6. Push "proves" inside "implies", adding more limits:

  implies(
      proves(box, n1),
      implies(
          proves("proves(box, n1)", n4),
          proves(outputs(1), n5)))

7. If we know box has a short proof, that fact has a slightly longer proof:

  implies(
      proves(box, n1),
      proves("proves(box, n1)", n2))

8. Logic on 6 and 7, using the fact that n2 < n4:

  implies(
      proves(box, n1),
      proves(outputs(1), n5))

9. Logic on 8 and 2, using the fact that n5 < n6:

  implies(
      proves(box, n1),
      eval(outputs(1)))

10. By luck, 9 is exactly the definition of box from 1:

   eval(box)

11. If we can prove 10, we can prove that we can prove it. This is the crucial step that tells us how large n1 must be: large enough that 11 follows from 10.

   proves(box, n1)

12. Logic on 9 and 11:

   eval(outputs(1))

Now, If the proof checker can prove only true statements, this means the program will in fact output 1. QED.

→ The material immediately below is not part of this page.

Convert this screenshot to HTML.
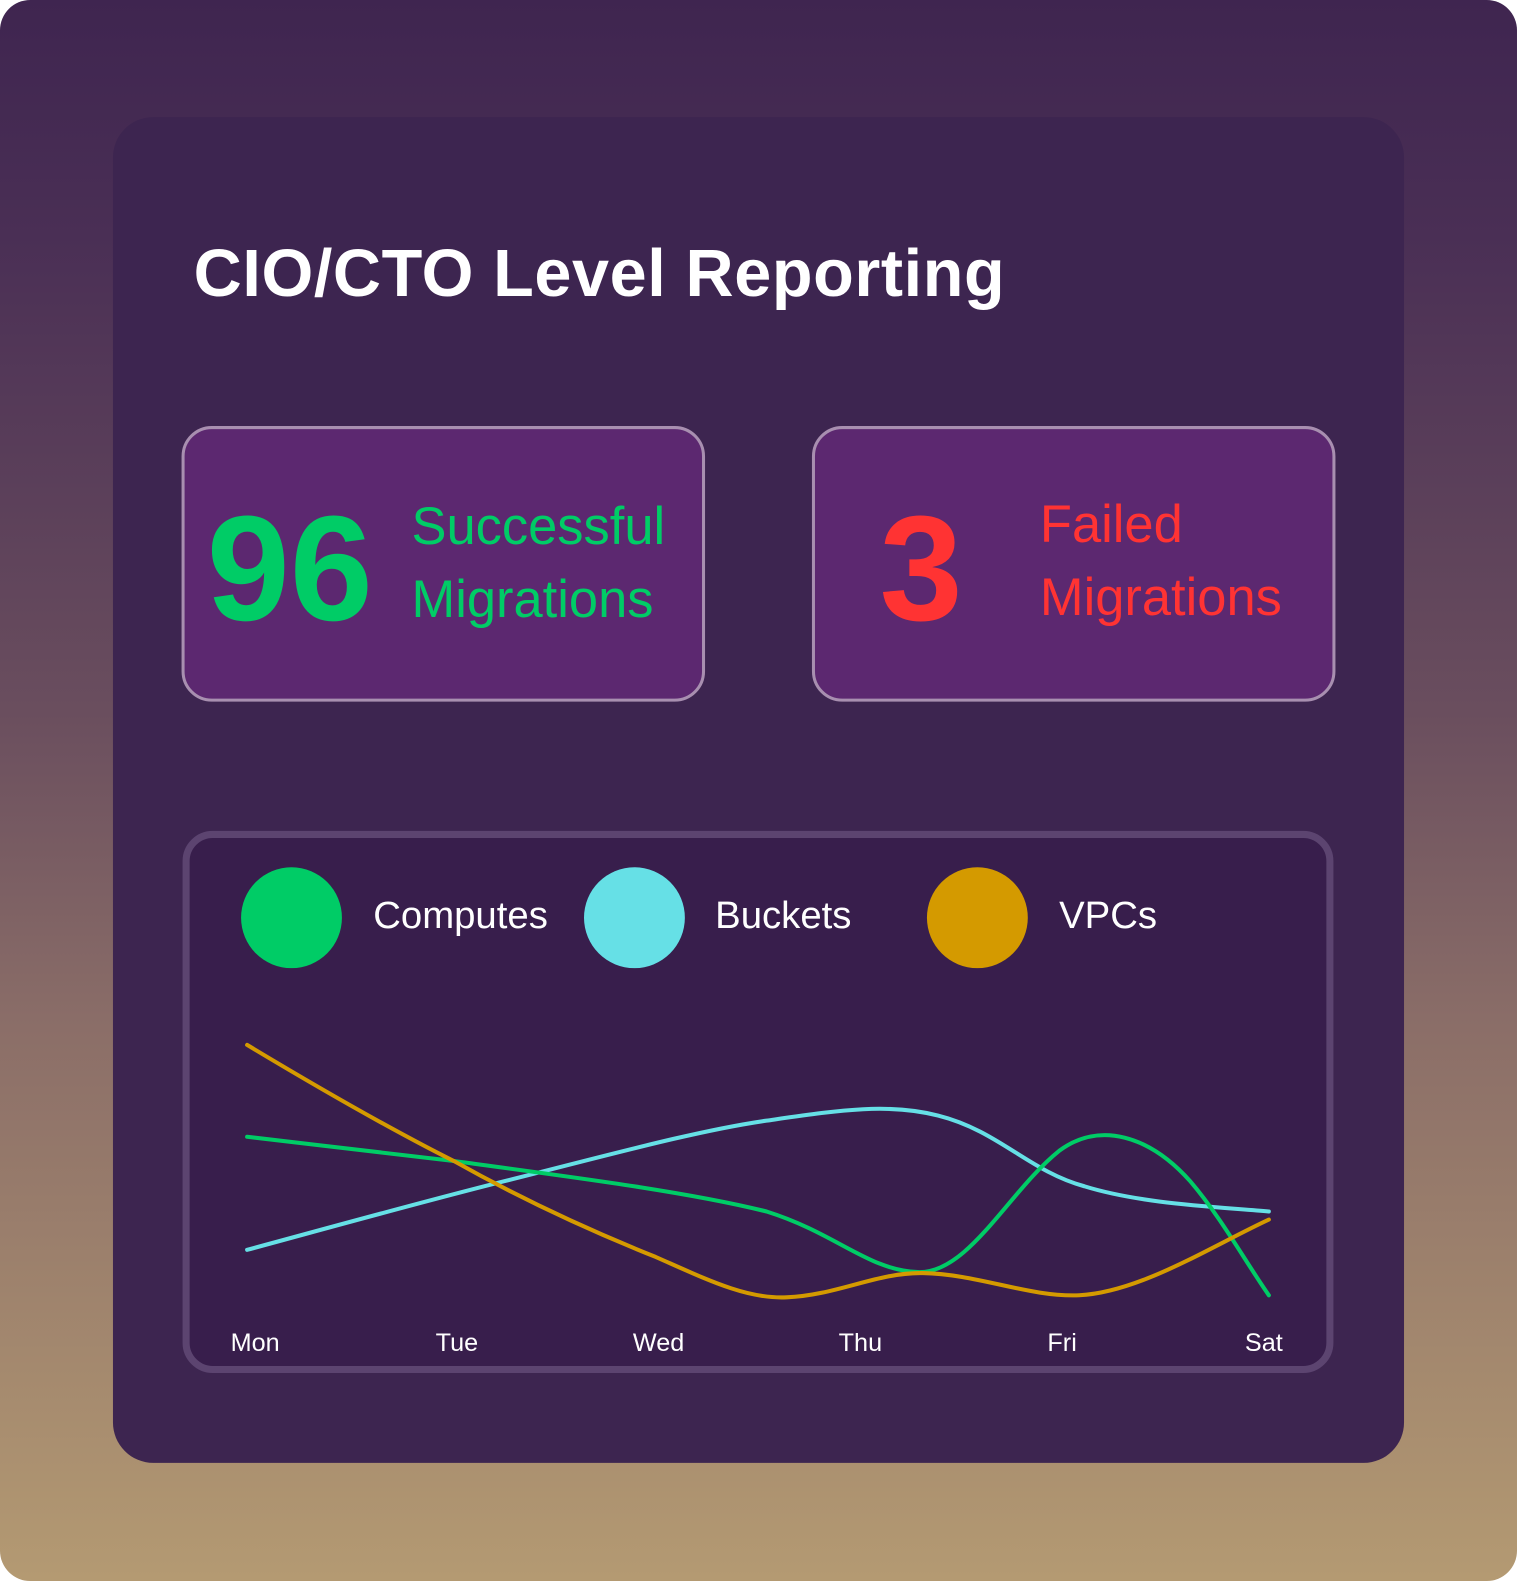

Problem 2: Two programs that prove statements about each other

Consider two programs, each of which knows its own source code via quining. The programs are playing a variant of the Prisoner's Dilemma: each receives as input the source code of the other, and outputs true for Cooperate or false for Defect. The algorithm of each program is as follows: try all proofs up to a certain length (the proof system and the max length depending on the program), looking for a proof that both programs output the same value (i.e. that I cooperate if and only if the other guy cooperates). If a proof is found, the program outputs true, otherwise false.

The question is: will the two programs cooperate?

Solution to problem 2

Like in Problem 1, assume that the two programs A and B have parts named mainA and mainB, provesA and provesB, etc., accessible to both programs. Define a new function "proves" as follows:

  function proves(code, maxsteps)
  {
      return provesA(code, maxsteps) && provesB(code, maxsteps);
  }

Now use the same solution as in Problem 1, except in the beginning:

1. By the Diagonal Lemma, construct a code string "box" so that the following will be proved by both programs:

  eval(box) == implies(
                   proves(box, n1),
                   (mainA() == mainB()))

2. Both programs can prove the following by inspecting the source of A and B (recall that "proves" implies provesA and provesB):

  implies(
      proves("mainA() == mainB()", n6),
      (mainA() == mainB()))

Steps 3 through 12 are the same as in the solution to Problem 1. They use properties of the "proves" function that hold if both proof systems are strong enough - they don't have to be equivalent. Finally we see both programs will prove that mainA() == mainB(), which implies that they will both return true. QED.